(Rows from a dataset)
+ + + + +
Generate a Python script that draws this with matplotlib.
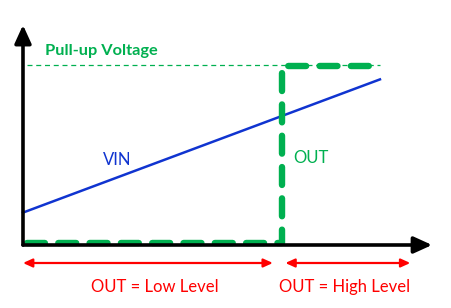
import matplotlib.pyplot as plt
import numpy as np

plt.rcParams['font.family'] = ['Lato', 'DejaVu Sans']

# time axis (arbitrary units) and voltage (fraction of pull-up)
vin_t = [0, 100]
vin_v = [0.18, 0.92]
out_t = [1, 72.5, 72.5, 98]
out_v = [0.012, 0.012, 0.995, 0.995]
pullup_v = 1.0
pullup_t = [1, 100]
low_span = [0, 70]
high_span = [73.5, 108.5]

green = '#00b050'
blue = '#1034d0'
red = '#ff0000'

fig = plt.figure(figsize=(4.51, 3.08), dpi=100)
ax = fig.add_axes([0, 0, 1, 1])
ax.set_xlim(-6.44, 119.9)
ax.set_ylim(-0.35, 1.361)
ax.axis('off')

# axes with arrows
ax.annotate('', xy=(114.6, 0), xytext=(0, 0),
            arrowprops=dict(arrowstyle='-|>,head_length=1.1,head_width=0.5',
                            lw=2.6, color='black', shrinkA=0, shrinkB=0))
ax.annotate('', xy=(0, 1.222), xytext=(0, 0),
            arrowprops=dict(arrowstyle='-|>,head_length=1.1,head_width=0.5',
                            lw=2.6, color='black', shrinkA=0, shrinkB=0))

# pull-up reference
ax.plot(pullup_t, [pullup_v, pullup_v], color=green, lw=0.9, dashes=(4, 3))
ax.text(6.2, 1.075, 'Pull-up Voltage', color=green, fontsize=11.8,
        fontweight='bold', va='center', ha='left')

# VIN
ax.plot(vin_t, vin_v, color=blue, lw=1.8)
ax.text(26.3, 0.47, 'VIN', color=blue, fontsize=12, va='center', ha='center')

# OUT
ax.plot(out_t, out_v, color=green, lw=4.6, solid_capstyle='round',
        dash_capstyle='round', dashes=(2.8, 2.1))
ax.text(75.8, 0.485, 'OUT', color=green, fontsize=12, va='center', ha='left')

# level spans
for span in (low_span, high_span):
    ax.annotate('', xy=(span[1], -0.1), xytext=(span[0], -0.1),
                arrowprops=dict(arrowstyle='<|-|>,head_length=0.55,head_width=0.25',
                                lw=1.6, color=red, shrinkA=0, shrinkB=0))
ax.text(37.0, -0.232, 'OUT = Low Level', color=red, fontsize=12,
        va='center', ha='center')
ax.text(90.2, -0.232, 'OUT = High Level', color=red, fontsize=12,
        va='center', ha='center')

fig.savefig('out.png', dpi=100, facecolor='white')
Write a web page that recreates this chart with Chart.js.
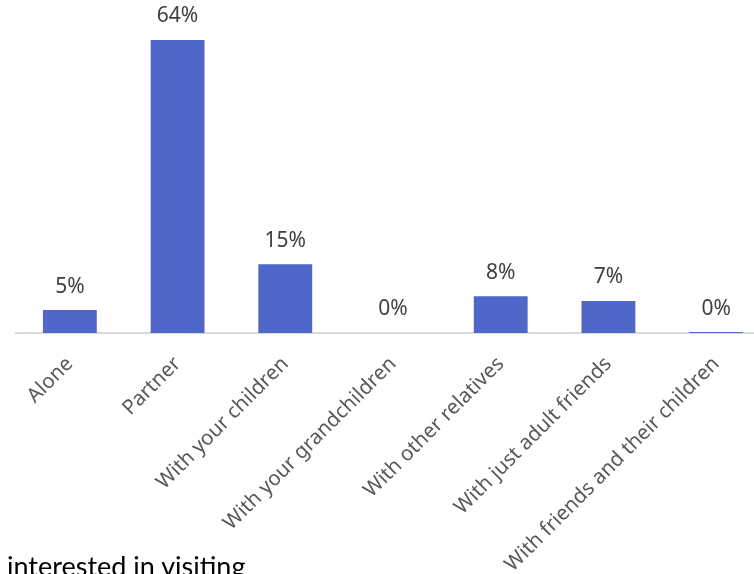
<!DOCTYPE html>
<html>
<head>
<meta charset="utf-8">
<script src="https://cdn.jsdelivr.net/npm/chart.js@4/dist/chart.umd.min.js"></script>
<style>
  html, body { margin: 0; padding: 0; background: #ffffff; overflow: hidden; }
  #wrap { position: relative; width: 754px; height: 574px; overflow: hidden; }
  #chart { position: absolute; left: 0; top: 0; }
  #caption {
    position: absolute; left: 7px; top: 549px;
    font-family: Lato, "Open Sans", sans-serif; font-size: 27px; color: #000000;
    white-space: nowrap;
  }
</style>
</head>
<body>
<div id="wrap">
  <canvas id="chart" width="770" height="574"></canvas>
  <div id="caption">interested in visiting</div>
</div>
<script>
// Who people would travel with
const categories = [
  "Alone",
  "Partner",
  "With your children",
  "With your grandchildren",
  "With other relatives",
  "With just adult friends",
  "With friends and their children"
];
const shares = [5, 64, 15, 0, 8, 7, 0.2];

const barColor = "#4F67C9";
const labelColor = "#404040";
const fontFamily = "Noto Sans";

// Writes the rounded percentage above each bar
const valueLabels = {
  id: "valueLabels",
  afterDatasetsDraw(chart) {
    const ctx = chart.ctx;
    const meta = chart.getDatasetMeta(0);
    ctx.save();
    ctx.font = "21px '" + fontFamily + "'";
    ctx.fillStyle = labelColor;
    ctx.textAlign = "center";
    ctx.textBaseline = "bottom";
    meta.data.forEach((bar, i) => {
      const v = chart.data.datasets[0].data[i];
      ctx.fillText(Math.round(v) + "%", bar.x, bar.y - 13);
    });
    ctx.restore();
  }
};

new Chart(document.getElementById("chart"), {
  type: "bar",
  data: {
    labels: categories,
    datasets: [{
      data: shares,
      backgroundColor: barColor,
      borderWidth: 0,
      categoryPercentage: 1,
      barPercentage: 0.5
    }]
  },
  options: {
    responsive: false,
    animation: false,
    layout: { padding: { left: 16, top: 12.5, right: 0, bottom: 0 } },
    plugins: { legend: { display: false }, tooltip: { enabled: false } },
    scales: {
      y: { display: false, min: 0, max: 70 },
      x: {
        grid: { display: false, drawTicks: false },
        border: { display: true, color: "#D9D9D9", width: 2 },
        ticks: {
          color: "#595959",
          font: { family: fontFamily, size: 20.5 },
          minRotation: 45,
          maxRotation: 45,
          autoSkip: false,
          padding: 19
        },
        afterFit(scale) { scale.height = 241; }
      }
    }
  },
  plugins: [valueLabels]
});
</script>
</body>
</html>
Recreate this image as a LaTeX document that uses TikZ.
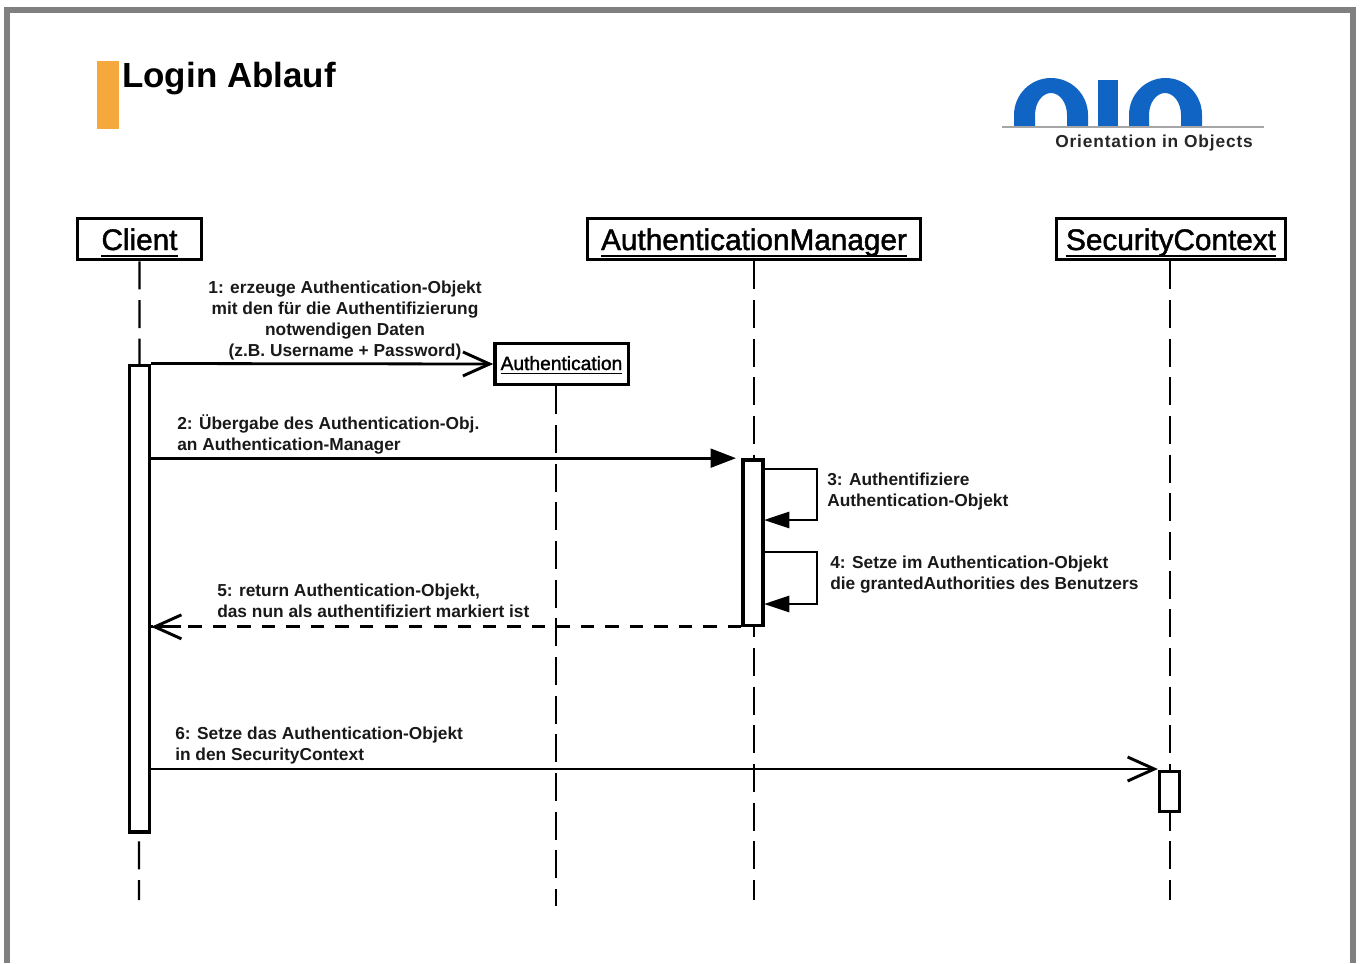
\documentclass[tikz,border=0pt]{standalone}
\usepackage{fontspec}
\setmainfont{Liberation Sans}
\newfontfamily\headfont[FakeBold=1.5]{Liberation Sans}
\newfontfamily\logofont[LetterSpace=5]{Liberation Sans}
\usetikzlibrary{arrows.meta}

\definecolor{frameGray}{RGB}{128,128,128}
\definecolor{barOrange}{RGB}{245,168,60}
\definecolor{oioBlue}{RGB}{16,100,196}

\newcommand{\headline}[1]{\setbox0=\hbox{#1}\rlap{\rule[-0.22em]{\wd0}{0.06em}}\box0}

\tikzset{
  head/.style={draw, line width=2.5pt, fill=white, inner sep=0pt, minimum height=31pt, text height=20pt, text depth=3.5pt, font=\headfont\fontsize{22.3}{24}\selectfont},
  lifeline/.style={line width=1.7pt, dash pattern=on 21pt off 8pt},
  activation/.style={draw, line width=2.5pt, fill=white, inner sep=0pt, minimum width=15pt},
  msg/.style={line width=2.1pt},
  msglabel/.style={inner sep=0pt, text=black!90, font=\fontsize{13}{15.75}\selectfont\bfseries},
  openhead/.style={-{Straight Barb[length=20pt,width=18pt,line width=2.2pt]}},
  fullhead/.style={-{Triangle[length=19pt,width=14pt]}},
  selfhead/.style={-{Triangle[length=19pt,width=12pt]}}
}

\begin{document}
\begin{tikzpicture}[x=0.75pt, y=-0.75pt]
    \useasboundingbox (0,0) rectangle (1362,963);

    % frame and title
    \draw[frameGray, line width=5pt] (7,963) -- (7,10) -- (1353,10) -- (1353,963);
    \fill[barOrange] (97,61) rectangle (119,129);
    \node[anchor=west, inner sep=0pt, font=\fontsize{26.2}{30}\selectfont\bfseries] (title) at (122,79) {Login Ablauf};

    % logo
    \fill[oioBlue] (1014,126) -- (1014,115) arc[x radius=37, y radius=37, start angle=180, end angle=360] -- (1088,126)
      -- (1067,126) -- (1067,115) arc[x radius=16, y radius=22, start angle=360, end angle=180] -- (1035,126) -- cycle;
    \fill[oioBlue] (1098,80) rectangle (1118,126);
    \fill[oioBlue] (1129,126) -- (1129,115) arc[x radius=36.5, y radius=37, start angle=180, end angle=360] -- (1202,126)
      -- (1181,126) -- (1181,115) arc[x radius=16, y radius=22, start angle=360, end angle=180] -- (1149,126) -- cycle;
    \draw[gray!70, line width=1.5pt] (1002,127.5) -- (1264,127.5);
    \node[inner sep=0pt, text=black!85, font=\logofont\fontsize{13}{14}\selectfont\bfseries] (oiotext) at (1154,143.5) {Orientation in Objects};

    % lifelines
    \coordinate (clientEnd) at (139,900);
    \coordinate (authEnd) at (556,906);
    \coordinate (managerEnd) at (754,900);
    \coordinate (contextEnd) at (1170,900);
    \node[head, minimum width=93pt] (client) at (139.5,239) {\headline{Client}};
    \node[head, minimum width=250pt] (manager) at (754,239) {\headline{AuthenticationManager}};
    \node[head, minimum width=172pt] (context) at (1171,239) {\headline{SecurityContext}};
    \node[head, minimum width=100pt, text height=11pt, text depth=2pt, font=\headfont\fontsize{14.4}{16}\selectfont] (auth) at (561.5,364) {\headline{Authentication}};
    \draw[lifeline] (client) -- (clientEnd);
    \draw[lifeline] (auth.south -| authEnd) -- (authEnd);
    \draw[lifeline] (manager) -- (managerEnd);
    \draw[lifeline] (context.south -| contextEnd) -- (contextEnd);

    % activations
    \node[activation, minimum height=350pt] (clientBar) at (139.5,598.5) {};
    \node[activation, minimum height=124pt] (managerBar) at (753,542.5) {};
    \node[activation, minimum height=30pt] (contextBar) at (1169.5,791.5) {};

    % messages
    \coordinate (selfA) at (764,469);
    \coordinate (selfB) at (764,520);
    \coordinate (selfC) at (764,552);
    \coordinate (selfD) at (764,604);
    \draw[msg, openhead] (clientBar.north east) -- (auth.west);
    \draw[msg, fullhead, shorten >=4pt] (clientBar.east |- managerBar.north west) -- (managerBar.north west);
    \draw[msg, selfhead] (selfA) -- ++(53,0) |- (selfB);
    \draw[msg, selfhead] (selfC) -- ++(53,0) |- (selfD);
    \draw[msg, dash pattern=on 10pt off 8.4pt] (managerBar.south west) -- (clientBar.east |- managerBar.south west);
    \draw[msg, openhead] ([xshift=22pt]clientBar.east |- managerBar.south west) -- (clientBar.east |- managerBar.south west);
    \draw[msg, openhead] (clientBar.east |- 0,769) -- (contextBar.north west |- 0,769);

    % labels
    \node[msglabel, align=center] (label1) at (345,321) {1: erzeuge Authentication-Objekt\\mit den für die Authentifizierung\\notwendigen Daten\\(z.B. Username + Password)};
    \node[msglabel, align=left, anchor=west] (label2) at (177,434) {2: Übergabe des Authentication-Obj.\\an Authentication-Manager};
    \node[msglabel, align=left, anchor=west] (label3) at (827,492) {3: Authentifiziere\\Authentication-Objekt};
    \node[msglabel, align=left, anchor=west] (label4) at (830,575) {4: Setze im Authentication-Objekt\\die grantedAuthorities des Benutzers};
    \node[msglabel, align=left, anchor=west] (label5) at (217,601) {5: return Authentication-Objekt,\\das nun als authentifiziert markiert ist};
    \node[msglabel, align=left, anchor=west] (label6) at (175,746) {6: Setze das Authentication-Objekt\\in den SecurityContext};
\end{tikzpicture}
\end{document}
+ + + + +
• **What is expected**
Every line from the one containing "Recreate this image" to the one containing "(title) at (122,79)" should be output exactly, both ends included. Nothing else goes in, and no pictures either.

• **In response**
Recreate this image as a LaTeX document that uses TikZ.
\documentclass[tikz,border=0pt]{standalone}
\usepackage{fontspec}
\setmainfont{Liberation Sans}
\newfontfamily\headfont[FakeBold=1.5]{Liberation Sans}
\newfontfamily\logofont[LetterSpace=5]{Liberation Sans}
\usetikzlibrary{arrows.meta}

\definecolor{frameGray}{RGB}{128,128,128}
\definecolor{barOrange}{RGB}{245,168,60}
\definecolor{oioBlue}{RGB}{16,100,196}

\newcommand{\headline}[1]{\setbox0=\hbox{#1}\rlap{\rule[-0.22em]{\wd0}{0.06em}}\box0}

\tikzset{
  head/.style={draw, line width=2.5pt, fill=white, inner sep=0pt, minimum height=31pt, text height=20pt, text depth=3.5pt, font=\headfont\fontsize{22.3}{24}\selectfont},
  lifeline/.style={line width=1.7pt, dash pattern=on 21pt off 8pt},
  activation/.style={draw, line width=2.5pt, fill=white, inner sep=0pt, minimum width=15pt},
  msg/.style={line width=2.1pt},
  msglabel/.style={inner sep=0pt, text=black!90, font=\fontsize{13}{15.75}\selectfont\bfseries},
  openhead/.style={-{Straight Barb[length=20pt,width=18pt,line width=2.2pt]}},
  fullhead/.style={-{Triangle[length=19pt,width=14pt]}},
  selfhead/.style={-{Triangle[length=19pt,width=12pt]}}
}

\begin{document}
\begin{tikzpicture}[x=0.75pt, y=-0.75pt]
    \useasboundingbox (0,0) rectangle (1362,963);

    % frame and title
    \draw[frameGray, line width=5pt] (7,963) -- (7,10) -- (1353,10) -- (1353,963);
    \fill[barOrange] (97,61) rectangle (119,129);
    \node[anchor=west, inner sep=0pt, font=\fontsize{26.2}{30}\selectfont\bfseries] (title) at (122,79) {Login Ablauf};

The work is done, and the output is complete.